EXERCISE MATERIALS:
══════════
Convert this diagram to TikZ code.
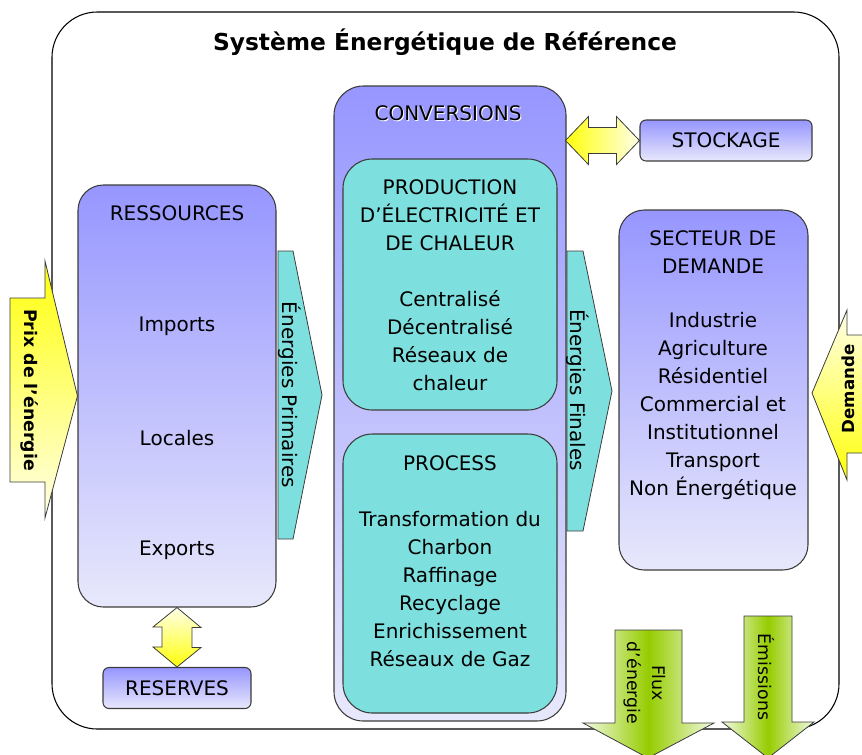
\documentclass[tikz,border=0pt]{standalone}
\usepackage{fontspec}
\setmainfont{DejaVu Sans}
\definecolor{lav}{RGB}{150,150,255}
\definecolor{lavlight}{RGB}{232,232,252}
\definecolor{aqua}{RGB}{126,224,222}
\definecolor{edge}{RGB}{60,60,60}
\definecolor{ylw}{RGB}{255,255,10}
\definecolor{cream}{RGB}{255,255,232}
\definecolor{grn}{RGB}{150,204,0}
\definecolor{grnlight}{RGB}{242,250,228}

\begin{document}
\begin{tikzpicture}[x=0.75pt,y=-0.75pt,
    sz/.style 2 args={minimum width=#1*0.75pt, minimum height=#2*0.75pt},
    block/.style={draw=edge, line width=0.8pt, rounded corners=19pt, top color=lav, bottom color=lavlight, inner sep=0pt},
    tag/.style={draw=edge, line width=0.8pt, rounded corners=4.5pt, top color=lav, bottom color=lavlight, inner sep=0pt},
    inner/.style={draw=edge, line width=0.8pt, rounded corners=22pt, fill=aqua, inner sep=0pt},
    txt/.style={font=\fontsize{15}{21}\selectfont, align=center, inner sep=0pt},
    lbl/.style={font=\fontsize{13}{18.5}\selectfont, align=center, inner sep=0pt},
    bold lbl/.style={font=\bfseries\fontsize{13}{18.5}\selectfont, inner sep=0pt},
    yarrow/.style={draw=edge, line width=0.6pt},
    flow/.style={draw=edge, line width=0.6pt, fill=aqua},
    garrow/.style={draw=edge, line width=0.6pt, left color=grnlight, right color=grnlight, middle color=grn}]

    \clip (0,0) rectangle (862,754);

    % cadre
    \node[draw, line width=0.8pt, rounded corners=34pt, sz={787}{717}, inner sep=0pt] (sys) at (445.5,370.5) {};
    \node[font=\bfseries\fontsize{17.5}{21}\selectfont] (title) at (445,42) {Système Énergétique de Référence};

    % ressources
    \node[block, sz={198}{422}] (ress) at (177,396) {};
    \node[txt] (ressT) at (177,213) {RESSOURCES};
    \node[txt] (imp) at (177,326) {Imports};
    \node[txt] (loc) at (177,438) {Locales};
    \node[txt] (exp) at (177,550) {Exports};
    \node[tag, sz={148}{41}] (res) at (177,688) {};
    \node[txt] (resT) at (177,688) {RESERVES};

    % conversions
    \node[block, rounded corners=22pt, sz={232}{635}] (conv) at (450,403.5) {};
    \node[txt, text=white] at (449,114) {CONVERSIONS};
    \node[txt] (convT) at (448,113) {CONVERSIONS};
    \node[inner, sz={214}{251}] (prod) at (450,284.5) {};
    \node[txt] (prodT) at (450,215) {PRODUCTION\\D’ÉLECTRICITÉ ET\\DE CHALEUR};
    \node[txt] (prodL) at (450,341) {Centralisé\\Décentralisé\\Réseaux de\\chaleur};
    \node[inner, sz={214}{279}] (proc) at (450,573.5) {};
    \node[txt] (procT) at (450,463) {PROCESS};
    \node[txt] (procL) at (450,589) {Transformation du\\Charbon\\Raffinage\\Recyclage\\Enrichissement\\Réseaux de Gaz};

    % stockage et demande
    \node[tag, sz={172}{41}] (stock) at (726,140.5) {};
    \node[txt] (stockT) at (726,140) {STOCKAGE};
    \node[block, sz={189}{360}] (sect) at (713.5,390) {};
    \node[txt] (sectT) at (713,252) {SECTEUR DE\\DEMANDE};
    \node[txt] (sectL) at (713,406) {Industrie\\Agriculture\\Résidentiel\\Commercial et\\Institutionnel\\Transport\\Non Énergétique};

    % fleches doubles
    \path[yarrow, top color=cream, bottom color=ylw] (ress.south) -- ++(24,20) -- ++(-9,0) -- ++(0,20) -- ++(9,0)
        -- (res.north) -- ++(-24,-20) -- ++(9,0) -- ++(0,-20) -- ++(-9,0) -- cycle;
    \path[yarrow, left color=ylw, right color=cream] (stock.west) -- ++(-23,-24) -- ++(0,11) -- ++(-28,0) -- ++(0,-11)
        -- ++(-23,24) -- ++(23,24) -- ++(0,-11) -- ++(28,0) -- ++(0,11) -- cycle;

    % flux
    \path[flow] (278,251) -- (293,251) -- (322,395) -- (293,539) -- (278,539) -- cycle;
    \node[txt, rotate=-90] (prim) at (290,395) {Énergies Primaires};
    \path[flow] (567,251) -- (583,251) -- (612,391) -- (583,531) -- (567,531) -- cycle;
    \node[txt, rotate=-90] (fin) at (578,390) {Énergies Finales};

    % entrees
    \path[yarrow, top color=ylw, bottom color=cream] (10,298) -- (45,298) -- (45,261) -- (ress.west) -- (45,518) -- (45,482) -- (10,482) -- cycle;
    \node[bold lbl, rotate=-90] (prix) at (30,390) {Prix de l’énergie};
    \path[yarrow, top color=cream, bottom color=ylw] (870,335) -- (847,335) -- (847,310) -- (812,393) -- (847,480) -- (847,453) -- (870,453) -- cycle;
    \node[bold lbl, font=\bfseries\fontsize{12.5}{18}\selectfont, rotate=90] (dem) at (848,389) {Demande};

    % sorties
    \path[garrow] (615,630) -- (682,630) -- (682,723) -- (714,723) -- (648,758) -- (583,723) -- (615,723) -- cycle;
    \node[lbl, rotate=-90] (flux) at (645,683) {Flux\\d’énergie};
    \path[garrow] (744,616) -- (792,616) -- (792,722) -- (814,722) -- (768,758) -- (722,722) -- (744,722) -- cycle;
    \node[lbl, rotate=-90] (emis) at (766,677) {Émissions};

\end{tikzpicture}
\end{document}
══════════
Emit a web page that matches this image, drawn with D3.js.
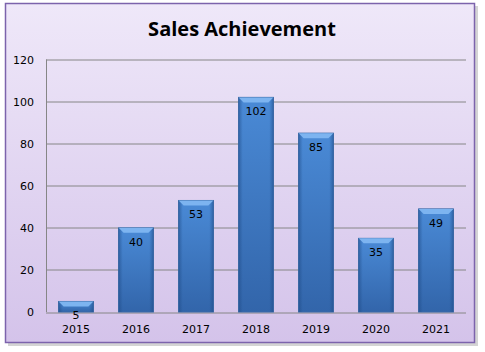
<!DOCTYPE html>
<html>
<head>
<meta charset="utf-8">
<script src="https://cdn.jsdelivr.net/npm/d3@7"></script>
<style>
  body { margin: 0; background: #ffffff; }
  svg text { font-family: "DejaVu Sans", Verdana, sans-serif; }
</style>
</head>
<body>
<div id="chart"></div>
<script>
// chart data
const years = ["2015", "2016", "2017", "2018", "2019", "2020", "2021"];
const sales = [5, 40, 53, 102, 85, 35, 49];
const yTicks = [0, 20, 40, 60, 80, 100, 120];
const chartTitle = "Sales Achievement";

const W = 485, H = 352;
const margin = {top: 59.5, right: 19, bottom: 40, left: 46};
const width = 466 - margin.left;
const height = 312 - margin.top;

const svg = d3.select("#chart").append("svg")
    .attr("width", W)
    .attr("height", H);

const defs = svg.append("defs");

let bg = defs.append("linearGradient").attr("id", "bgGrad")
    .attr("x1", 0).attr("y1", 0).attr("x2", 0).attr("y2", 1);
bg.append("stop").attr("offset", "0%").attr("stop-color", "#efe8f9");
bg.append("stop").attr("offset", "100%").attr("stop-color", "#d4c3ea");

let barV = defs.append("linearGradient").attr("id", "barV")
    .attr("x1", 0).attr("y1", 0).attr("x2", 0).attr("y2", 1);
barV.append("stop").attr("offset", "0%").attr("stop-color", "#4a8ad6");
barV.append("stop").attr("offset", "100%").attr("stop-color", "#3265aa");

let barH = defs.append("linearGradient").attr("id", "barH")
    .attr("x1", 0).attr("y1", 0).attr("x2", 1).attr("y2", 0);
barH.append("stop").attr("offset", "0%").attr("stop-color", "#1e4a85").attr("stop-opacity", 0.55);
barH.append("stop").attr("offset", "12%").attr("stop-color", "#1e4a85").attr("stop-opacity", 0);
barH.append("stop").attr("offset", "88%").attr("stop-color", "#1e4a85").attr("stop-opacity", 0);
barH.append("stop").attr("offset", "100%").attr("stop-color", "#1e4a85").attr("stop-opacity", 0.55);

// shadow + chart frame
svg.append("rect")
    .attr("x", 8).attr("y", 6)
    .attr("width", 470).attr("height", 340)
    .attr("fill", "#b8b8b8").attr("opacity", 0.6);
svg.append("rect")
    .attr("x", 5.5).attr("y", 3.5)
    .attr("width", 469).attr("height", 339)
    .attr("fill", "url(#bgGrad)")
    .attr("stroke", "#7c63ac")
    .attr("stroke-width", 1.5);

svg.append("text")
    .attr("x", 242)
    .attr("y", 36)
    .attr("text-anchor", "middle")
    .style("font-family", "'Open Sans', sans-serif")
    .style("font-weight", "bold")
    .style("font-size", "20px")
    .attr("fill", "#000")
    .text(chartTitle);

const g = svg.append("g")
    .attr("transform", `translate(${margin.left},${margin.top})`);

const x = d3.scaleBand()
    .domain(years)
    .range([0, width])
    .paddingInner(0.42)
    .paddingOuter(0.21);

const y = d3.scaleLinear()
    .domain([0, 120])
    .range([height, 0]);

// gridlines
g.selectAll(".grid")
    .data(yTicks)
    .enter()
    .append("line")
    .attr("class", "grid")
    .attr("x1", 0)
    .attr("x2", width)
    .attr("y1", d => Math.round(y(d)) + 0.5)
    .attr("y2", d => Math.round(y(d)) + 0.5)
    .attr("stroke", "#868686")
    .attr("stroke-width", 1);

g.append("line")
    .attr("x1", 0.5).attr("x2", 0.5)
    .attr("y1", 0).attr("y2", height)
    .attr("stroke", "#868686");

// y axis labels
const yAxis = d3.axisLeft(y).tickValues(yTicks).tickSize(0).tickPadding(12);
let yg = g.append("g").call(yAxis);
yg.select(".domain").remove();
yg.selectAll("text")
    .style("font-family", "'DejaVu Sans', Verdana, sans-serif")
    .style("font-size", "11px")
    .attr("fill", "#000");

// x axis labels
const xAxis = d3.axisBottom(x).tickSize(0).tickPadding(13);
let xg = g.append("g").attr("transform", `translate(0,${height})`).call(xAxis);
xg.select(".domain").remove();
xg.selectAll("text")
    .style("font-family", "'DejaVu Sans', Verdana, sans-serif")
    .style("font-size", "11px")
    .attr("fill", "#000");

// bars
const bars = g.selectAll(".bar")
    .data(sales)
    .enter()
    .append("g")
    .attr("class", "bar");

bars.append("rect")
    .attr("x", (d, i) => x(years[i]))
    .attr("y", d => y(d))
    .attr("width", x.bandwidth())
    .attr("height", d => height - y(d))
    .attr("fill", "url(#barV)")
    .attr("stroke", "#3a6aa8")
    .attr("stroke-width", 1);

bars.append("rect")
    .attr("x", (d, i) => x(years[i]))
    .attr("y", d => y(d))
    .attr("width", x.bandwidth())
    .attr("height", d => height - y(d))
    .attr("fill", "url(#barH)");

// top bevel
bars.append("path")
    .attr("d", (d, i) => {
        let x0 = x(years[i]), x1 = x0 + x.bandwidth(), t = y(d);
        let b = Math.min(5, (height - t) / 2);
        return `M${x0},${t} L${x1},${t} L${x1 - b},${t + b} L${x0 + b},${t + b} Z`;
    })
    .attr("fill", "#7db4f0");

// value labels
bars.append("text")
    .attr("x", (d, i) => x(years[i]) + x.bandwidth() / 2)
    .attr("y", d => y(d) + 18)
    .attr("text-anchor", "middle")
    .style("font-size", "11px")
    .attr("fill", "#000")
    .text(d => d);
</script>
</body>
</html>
══════════
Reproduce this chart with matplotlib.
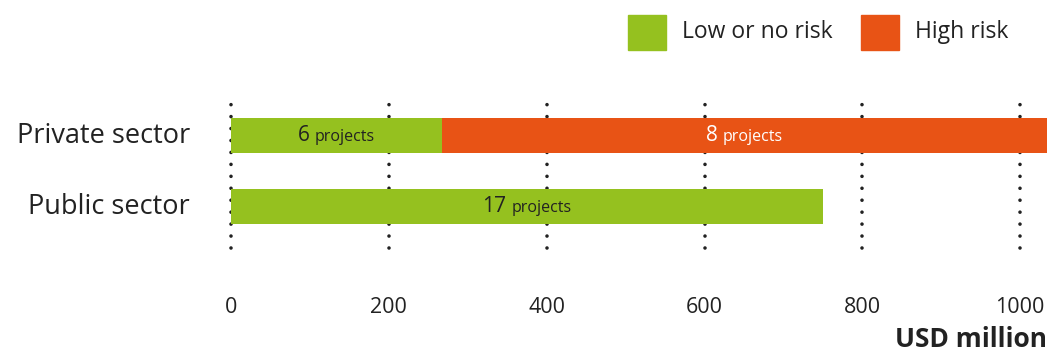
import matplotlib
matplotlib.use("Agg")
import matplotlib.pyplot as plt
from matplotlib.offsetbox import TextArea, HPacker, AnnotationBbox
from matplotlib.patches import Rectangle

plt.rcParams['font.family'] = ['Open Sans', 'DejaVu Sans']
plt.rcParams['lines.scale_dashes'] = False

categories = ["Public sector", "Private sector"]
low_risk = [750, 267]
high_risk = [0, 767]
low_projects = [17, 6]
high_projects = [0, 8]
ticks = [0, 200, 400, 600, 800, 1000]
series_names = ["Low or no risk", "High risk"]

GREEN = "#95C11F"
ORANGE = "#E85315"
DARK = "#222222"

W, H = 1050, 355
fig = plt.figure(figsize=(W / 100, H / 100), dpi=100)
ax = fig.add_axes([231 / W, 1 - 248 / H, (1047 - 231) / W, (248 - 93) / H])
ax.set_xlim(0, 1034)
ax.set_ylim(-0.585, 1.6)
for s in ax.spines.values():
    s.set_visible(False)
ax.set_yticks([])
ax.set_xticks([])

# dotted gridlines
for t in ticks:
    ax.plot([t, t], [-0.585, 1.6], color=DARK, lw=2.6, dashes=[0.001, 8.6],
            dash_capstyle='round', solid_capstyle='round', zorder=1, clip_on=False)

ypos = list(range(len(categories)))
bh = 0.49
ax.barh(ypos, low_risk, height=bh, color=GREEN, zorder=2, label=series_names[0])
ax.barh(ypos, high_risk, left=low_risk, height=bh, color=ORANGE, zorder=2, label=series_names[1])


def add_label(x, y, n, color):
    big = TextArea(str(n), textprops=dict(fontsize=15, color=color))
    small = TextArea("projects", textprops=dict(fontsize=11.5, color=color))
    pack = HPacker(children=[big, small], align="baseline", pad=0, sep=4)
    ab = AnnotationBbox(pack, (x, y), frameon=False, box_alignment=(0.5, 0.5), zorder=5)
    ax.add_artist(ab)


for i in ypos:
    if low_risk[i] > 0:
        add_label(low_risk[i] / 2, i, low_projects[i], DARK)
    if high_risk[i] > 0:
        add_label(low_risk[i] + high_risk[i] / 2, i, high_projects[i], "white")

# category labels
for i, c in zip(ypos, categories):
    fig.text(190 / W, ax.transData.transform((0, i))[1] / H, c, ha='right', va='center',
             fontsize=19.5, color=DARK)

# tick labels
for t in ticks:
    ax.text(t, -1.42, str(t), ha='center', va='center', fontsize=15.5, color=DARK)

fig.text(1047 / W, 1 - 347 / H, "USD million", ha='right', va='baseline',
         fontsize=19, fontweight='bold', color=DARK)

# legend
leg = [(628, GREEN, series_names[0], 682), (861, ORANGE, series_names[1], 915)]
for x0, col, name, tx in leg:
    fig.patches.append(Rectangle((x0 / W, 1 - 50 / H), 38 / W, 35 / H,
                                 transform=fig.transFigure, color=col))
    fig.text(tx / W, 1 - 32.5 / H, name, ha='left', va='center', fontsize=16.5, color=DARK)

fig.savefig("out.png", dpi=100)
══════════
WHAT IS BEING ASKED: In the listing above, find the line with "Convert this diagram to TikZ code." and the line with "(title) at (445,42)". Set down both and every line between them, minus the pictures.

PROBLEM SOLUTION:
Convert this diagram to TikZ code.
\documentclass[tikz,border=0pt]{standalone}
\usepackage{fontspec}
\setmainfont{DejaVu Sans}
\definecolor{lav}{RGB}{150,150,255}
\definecolor{lavlight}{RGB}{232,232,252}
\definecolor{aqua}{RGB}{126,224,222}
\definecolor{edge}{RGB}{60,60,60}
\definecolor{ylw}{RGB}{255,255,10}
\definecolor{cream}{RGB}{255,255,232}
\definecolor{grn}{RGB}{150,204,0}
\definecolor{grnlight}{RGB}{242,250,228}

\begin{document}
\begin{tikzpicture}[x=0.75pt,y=-0.75pt,
    sz/.style 2 args={minimum width=#1*0.75pt, minimum height=#2*0.75pt},
    block/.style={draw=edge, line width=0.8pt, rounded corners=19pt, top color=lav, bottom color=lavlight, inner sep=0pt},
    tag/.style={draw=edge, line width=0.8pt, rounded corners=4.5pt, top color=lav, bottom color=lavlight, inner sep=0pt},
    inner/.style={draw=edge, line width=0.8pt, rounded corners=22pt, fill=aqua, inner sep=0pt},
    txt/.style={font=\fontsize{15}{21}\selectfont, align=center, inner sep=0pt},
    lbl/.style={font=\fontsize{13}{18.5}\selectfont, align=center, inner sep=0pt},
    bold lbl/.style={font=\bfseries\fontsize{13}{18.5}\selectfont, inner sep=0pt},
    yarrow/.style={draw=edge, line width=0.6pt},
    flow/.style={draw=edge, line width=0.6pt, fill=aqua},
    garrow/.style={draw=edge, line width=0.6pt, left color=grnlight, right color=grnlight, middle color=grn}]

    \clip (0,0) rectangle (862,754);

    % cadre
    \node[draw, line width=0.8pt, rounded corners=34pt, sz={787}{717}, inner sep=0pt] (sys) at (445.5,370.5) {};
    \node[font=\bfseries\fontsize{17.5}{21}\selectfont] (title) at (445,42) {Système Énergétique de Référence};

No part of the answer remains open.